Local file is lost even if the download fails

Open kucukaslan opened this issue 3 years ago • 1 comments

Issue & steps to reproduce

$ echo "Example text." > tmp
$ cat tmp
Example text.
$ s5cmd cp s3://nonexistentbucket/key tmp
ERROR "cp s3://nonexistentbucket/key tmp": InvalidAccessKeyId: The AWS Access Key Id you provided does not exist in our records. status code: 403, request id: PAYWDH7HHVPAHC8G, host id: cnI/cBhYZKKJ159f8mMs4KHOn1+jYtvfpYnXgMuKMRd9pZ10FBdi/cGuVxyr+iwrKbk2kP7Opx4=
$ cat tmp
cat: tmp: No such file or directory

We would expect the local file to remain untouched since the download operation did not even started.

Proposed Solution

Instead of creating the file before the download request a custom WriterAt, which will create the file once the first write request came, can be used.

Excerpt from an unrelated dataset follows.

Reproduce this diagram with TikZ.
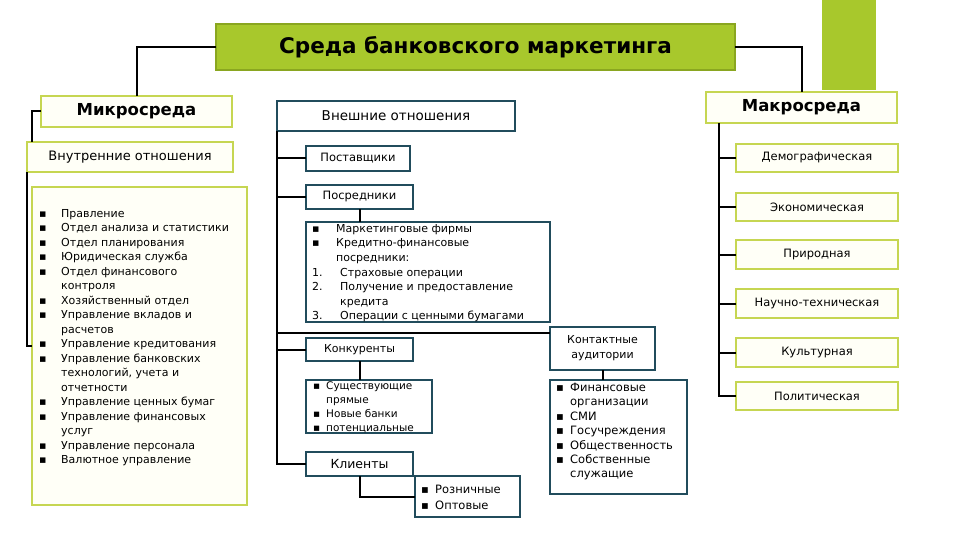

Following snippets are going to change: https://github.com/peak/s5cmd/blob/123b1c7fc9c614aa214a6795468fa140a38ad05e/command/cp.go#L511-L517 https://github.com/peak/s5cmd/blob/0431f503d99953e1809bf0e86d73750c0c1f561e/storage/fs.go#L208-L214

Aug 01 '22 15:08 kucukaslan

Ran into a similar issue in https://github.com/peak/s5cmd/issues/493. My concern with the implementation you mentioned is that if the download itself fails (because of a network segmentation, etc.) the local file content would still be clobbered. The AWS CLI (among others) gets around this by writing to a temporary file first, and doing an (atomic) file rename operation once the download is complete.

Aug 19 '22 21:08 Chris-Dee